On the radio side, the "holiday period" radio ratings for the largest markets were released earlier this week. Although the always interesting Boston ones were not available at press time, the holiday music stations mostly took away from the other music stations in the big markets. Not much change for sports talk stations, with the one exception being Atlanta.
WZGC-FM The Game went up again, and has now increased its total audience by one-third within the past three months, rising to #14 overall in this new ratings book.
NBC Sports Radio plans to make still another change to its weekday lineup as of the week of February 8th, even though it will include a morning repeat. "Pro Football Talk with Mike Florio" is moving to mornings, airing live from 6 to 9 AM ET, and then being instantly replayed in order to serve the west coast from 6 to 9 AM PT. As if they can't pick up a live west coast originated show.
To make the double morning show happen, the network is moving Voices of the Game to Noon to 3 PM ET, and among other changes, also plans to repeat the 10 PM to 1 AM ET "Going Deep" show from 3 to 6 AM ET.
To sum up, a nationally available sports talk network is changing its schedule, and it includes six hours every weekday (1/4 of its broadcast day) of repeat programming.
Over at Fox Sports, their USGA golf coverage will continue without Greg Norman as an analyst. The announcement, at least according to Fox Sports, was a "mutual decision" by the network and by Norman. Yet, there has not been (as of press time) a "mutual" announcement from Greg Norman.
ST. LOUIS: It will seem strange after all of these years, but those who have noticed how drained Mike Shannon sounded last season on Cardinals broadcasts on KMOX will be relieved to know that Shannon will not broadcast the Cardinals' regular season road games, effective immediately. The 76 year-old Shannon will continue with spring training broadcasts, all home games, and call every post-season game if the Cardinals get there again.
It is good news for the many fans of John Rooney, who will take the lead on the road broadcasts and, deservedly call a lot more innings. Rich Horton will come over from the TV booth to help out on the road radio call, along with Mike Claiborne, whose exact role is still to be determined.
CHICAGO: WGN-TV will be adding a new sportscaster between now and June. On one hand, it is a replacement, but on the other hand, it is next to impossible to replace. The name Rich King might not ring a bell with a lot of sports fans, but everybody who watched WGN-TV in its days as a full superstation showing plenty of baseball and basketball has seen him on telecasts and on many of their newscasts.
King has just announced that, after 48 years on the air in Chicago radio and TV, he will retire mid-June of this year. The 68 year-old Chicago native has spent all of that time at either WBBM Radio/TV and WGN-TV, including a few play-by-play stints on White Sox telecasts and sideline reporting for other games.
ERIE IL: Having worked with sportscasting students, both independently and teaching at Columbia College Chicago, I have encountered my fair share of students looking to break in to the play-by-play side of things by going to a smaller market. It appears that one such opportunity is coming up in the near future in Erie.
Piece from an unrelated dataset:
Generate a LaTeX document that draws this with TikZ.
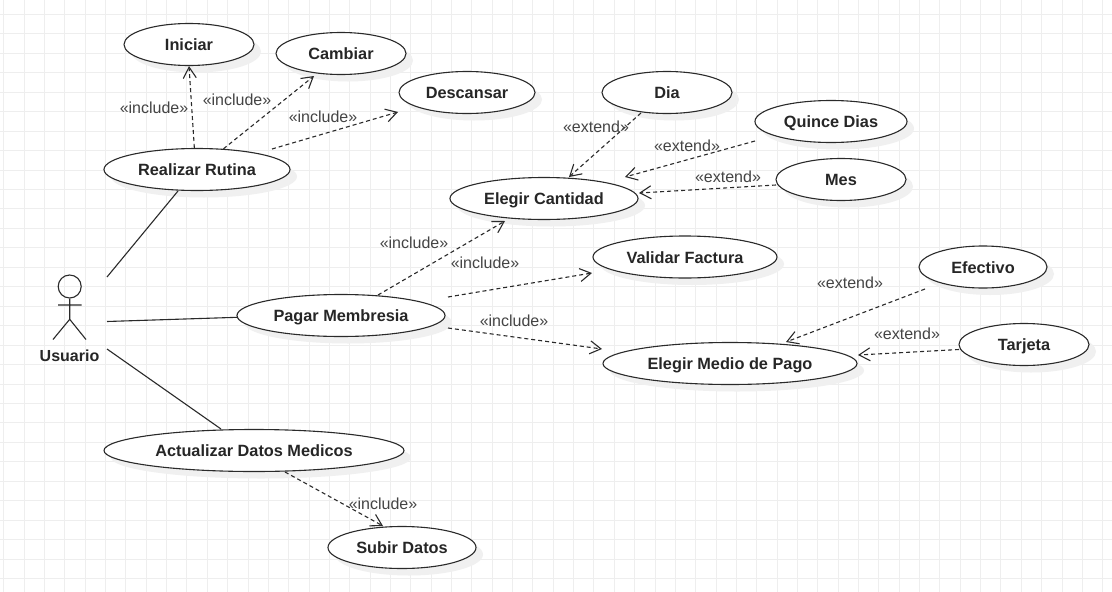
\documentclass[tikz,border=0pt]{standalone}
\usepackage{fontspec}
\setmainfont{Liberation Sans}
\usetikzlibrary{shapes.geometric,arrows.meta,shadows}
\definecolor{gridc}{HTML}{EEEEEE}
\definecolor{linec}{HTML}{2A2A2A}
\definecolor{labc}{HTML}{444444}
\tikzset{
  uc/.style={ellipse,draw=linec,line width=1.1pt,fill=white,inner sep=0pt,minimum height=42pt,
    font=\fontsize{16.3}{18}\selectfont\bfseries,text=black!85,text height=15pt,text depth=3pt,
    copy shadow={shadow xshift=7pt,shadow yshift=-7pt,draw=none,fill=black!6}},
  dep/.style={draw=linec,line width=1.1pt,dash pattern=on 4pt off 3pt,-{Straight Barb[length=11pt,width=13pt,line width=1.1pt]}},
  assoc/.style={draw=linec,line width=1.1pt},
  lab/.style={font=\fontsize{16}{18}\selectfont,text=labc,inner sep=0pt}
}
\begin{document}
\begin{tikzpicture}[x=1pt,y=-1pt]
\useasboundingbox (0,0) rectangle (1112,592);
\fill[white] (0,0) rectangle (1112,592);
\foreach \i in {0,...,54} {\pgfmathsetmacro{\gx}{round(3.3+20.35*\i)+0.5}\draw[gridc,line width=1pt] (\gx,0) -- (\gx,592);}
\foreach \i in {0,...,30} {\pgfmathsetmacro{\gy}{round(14+19.45*\i)+0.5}\draw[gridc,line width=1pt] (0,\gy) -- (1112,\gy);}

\node[uc,minimum width=130pt] (iniciar) at (189,44.5) {Iniciar};
\node[uc,minimum width=130pt] (cambiar) at (341,53.5) {Cambiar};
\node[uc,minimum width=136pt] (descansar) at (467,92.5) {Descansar};
\node[uc,minimum width=186pt] (realizar) at (197,169.5) {Realizar Rutina};
\node[uc,minimum width=130pt] (dia) at (667,92.5) {Dia};
\node[uc,minimum width=152pt] (quince) at (831,121.5) {Quince Dias};
\node[uc,minimum width=130pt] (mes) at (841,179.5) {Mes};
\node[uc,minimum width=188pt] (cantidad) at (544,198.5) {Elegir Cantidad};
\node[uc,minimum width=184pt] (validar) at (685,257) {Validar Factura};
\node[uc,minimum width=208pt] (pagar) at (341,315.5) {Pagar Membresia};
\node[uc,minimum width=254pt] (medio) at (730,363.5) {Elegir Medio de Pago};
\node[uc,minimum width=128pt] (efectivo) at (983,267) {Efectivo};
\node[uc,minimum width=130pt] (tarjeta) at (1024,344.5) {Tarjeta};
\node[uc,minimum width=300pt] (actualizar) at (254,450.5) {Actualizar Datos Medicos};
\node[uc,minimum width=148pt] (subir) at (402,547.5) {Subir Datos};

% actor
\node[circle,draw=linec,line width=1.1pt,minimum size=23pt,inner sep=0pt] (head) at (69.7,286.5) {};
\coordinate (hip) at (69.7,319.3);
\coordinate (armL) at (58,305);
\coordinate (armR) at (81.5,305);
\coordinate (legL) at (53,339.5);
\coordinate (legR) at (86,339.5);
\draw[assoc] (head.south) -- (hip) (armL) -- (armR) (legL) -- (hip) -- (legR);
\node[font=\fontsize{16}{18}\selectfont\bfseries,text=black!85,inner sep=0pt] (usuario) at (69.5,355.5) {Usuario};

% free ends
\coordinate (a1) at (107,277);
\coordinate (a2) at (107,321.5);
\coordinate (a3) at (107,349);
\coordinate (e1) at (221,429);
\coordinate (e2) at (178,191);
\coordinate (rs) at (272,149);
\coordinate (tc) at (314,76);
\coordinate (td) at (398,112);
\coordinate (di) at (641,113);
\coordinate (tq) at (569,177);
\coordinate (qs) at (755,141);
\coordinate (tqq) at (625,177);
\coordinate (ms) at (776,185);
\coordinate (tm) at (639,193);
\coordinate (p1) at (378,295);
\coordinate (t1) at (505,221);
\coordinate (p2) at (448,297);
\coordinate (t2) at (592,273);
\coordinate (p3) at (448,328);
\coordinate (t3) at (602,349);
\coordinate (es) at (925,289);
\coordinate (t4) at (786,342);
\coordinate (ts) at (959,349.5);
\coordinate (t5) at (858,355);
\coordinate (as) at (285,472);
\coordinate (t6) at (383,526);

\draw[assoc] (a1) -- (e2);
\draw[assoc] (a2) -- (pagar.181.4);
\draw[assoc] (a3) -- (e1);

\draw[dep] (realizar.97) -- (iniciar.south);
\draw[dep] (realizar.38) -- (tc);
\draw[dep] (rs) -- (td);
\draw[dep] (di) -- (tq);
\draw[dep] (qs) -- (tqq);
\draw[dep] (ms) -- (tm);
\draw[dep] (p1) -- (t1);
\draw[dep] (p2) -- (t2);
\draw[dep] (p3) -- (t3);
\draw[dep] (es) -- (t4);
\draw[dep] (ts) -- (t5);
\draw[dep] (as) -- (t6);

\node[lab] (l1) at (154,108) {«include»};
\node[lab] (l2) at (237,99.5) {«include»};
\node[lab] (l3) at (323,116.5) {«include»};
\node[lab] (l4) at (414,242.5) {«include»};
\node[lab] (l5) at (485,262.5) {«include»};
\node[lab] (l6) at (514,320.5) {«include»};
\node[lab] (l7) at (383,503.5) {«include»};
\node[lab] (l8) at (596,126.5) {«extend»};
\node[lab] (l9) at (687,145.5) {«extend»};
\node[lab] (l10) at (728,176.5) {«extend»};
\node[lab] (l11) at (850,282.5) {«extend»};
\node[lab] (l12) at (907,333.5) {«extend»};
\end{tikzpicture}
\end{document}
WQUD 105.5 has been under new ownership for the past few months, and has is going from playing music via automation to some live programming this month. The new ownership is big on local sports, and is expected to look to add high school play-by-play starting this summer. I know of several broadcasters who started by selling some of the time (making themselves a source of revenue for the station) and getting to call the games on the air as an additional reward.